> _Record list_:
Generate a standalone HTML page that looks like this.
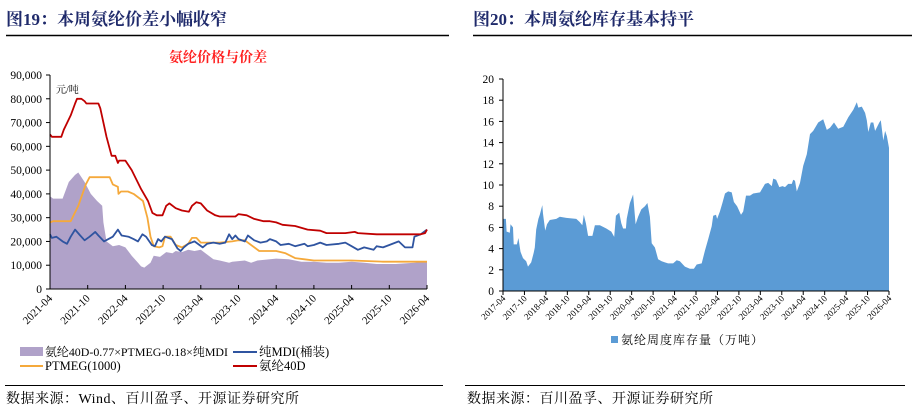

---

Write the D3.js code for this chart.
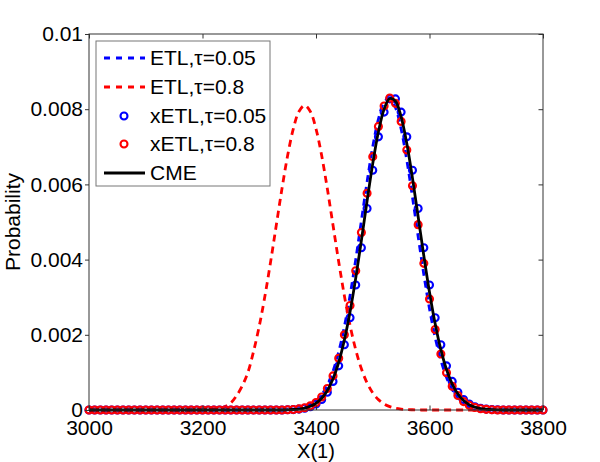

==

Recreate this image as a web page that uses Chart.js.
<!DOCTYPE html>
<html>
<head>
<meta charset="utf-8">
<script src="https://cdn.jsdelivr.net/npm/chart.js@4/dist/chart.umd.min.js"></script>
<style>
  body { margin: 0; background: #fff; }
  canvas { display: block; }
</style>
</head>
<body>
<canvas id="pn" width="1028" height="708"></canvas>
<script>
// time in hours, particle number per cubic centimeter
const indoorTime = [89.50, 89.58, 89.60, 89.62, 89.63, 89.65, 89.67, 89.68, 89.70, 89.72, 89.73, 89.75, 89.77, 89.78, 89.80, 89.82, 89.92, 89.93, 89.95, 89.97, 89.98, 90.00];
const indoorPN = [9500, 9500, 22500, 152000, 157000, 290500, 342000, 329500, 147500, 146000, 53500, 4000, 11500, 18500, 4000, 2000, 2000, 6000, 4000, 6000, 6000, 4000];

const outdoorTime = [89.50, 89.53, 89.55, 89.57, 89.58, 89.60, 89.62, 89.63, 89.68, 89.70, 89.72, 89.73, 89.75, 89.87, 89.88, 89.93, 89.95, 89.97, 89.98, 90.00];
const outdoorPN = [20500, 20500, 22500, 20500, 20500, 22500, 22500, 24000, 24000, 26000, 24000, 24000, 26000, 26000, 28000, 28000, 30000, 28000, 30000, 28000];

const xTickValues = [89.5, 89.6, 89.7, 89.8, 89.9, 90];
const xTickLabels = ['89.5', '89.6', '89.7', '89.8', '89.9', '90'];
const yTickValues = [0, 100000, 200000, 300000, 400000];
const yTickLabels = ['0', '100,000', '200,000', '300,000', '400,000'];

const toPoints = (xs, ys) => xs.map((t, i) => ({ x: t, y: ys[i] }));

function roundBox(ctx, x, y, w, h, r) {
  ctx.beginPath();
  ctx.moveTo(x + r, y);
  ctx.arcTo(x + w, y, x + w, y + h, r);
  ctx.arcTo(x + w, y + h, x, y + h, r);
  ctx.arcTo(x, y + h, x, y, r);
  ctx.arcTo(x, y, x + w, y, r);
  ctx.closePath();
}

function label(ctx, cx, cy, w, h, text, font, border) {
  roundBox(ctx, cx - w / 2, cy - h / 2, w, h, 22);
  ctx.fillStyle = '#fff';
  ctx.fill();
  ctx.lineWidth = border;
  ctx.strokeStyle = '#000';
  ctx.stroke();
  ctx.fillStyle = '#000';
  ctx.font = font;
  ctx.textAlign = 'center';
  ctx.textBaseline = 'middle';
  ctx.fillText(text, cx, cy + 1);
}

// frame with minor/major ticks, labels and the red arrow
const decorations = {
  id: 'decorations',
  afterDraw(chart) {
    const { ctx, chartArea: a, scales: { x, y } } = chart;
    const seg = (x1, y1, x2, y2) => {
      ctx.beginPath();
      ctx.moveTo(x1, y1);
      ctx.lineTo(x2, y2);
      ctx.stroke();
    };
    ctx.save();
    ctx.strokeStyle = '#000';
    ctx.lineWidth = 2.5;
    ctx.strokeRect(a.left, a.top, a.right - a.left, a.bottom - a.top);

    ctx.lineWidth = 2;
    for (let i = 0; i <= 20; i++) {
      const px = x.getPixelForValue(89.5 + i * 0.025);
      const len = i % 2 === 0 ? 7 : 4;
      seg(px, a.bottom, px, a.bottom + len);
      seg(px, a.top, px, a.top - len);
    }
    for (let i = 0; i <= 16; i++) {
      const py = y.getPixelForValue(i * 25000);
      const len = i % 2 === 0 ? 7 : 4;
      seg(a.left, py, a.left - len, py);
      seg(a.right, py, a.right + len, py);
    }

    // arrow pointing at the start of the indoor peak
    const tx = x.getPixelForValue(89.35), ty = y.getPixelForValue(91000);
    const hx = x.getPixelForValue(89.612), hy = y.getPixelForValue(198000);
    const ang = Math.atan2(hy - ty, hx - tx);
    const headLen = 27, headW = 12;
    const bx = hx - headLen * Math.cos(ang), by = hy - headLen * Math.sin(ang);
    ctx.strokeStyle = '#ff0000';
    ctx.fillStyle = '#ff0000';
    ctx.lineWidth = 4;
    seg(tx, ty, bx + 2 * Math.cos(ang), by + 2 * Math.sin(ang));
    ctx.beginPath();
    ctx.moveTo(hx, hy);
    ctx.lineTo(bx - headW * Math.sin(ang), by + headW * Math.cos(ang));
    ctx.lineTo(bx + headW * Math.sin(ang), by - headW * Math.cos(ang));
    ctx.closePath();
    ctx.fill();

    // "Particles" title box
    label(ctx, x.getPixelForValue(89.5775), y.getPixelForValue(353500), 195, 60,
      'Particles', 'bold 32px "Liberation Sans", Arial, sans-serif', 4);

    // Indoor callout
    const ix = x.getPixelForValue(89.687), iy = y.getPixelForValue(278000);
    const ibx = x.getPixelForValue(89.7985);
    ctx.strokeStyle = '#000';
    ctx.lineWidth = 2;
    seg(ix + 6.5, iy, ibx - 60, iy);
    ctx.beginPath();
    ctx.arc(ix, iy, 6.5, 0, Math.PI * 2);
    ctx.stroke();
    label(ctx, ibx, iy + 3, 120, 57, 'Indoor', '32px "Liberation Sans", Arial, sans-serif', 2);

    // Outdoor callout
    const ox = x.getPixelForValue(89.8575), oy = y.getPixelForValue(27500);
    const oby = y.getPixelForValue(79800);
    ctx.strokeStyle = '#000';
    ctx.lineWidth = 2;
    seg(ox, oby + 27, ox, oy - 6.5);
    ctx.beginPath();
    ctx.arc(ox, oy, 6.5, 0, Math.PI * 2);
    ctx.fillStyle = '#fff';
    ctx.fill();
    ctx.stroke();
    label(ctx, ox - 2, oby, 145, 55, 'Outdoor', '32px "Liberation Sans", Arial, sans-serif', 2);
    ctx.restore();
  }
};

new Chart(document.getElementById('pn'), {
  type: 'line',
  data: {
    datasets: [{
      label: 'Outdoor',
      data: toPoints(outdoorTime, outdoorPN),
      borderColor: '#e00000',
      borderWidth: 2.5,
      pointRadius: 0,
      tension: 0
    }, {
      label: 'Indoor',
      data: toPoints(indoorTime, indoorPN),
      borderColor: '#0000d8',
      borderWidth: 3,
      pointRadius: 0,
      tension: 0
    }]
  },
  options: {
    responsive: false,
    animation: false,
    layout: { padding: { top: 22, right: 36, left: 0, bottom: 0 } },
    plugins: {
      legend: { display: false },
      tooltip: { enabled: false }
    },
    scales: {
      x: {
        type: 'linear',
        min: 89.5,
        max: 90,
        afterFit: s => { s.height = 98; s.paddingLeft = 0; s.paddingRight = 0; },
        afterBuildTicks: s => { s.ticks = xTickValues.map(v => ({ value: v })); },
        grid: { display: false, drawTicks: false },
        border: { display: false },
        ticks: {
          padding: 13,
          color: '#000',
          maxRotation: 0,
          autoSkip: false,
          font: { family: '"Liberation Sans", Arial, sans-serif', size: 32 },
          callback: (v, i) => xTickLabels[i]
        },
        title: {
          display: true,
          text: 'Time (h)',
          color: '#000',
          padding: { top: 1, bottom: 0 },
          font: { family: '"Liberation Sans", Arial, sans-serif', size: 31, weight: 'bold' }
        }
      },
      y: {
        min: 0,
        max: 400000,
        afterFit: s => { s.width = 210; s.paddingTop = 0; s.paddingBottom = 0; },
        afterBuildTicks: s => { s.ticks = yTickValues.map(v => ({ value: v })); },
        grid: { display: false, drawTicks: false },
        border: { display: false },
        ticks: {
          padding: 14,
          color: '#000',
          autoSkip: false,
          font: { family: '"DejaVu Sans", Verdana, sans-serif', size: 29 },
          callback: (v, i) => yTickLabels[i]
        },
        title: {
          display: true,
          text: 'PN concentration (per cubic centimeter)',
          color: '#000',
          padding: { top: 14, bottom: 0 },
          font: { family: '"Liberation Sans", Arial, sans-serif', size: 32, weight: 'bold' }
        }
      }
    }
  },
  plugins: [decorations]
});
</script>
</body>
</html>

> _Stated goal_: Exactly and only the lines from the line that contains "Recreate this image" through the line that contains "6000, 6000, 4000];" are to be repeated as they stand.

> _The reply_:
Recreate this image as a web page that uses Chart.js.
<!DOCTYPE html>
<html>
<head>
<meta charset="utf-8">
<script src="https://cdn.jsdelivr.net/npm/chart.js@4/dist/chart.umd.min.js"></script>
<style>
  body { margin: 0; background: #fff; }
  canvas { display: block; }
</style>
</head>
<body>
<canvas id="pn" width="1028" height="708"></canvas>
<script>
// time in hours, particle number per cubic centimeter
const indoorTime = [89.50, 89.58, 89.60, 89.62, 89.63, 89.65, 89.67, 89.68, 89.70, 89.72, 89.73, 89.75, 89.77, 89.78, 89.80, 89.82, 89.92, 89.93, 89.95, 89.97, 89.98, 90.00];
const indoorPN = [9500, 9500, 22500, 152000, 157000, 290500, 342000, 329500, 147500, 146000, 53500, 4000, 11500, 18500, 4000, 2000, 2000, 6000, 4000, 6000, 6000, 4000];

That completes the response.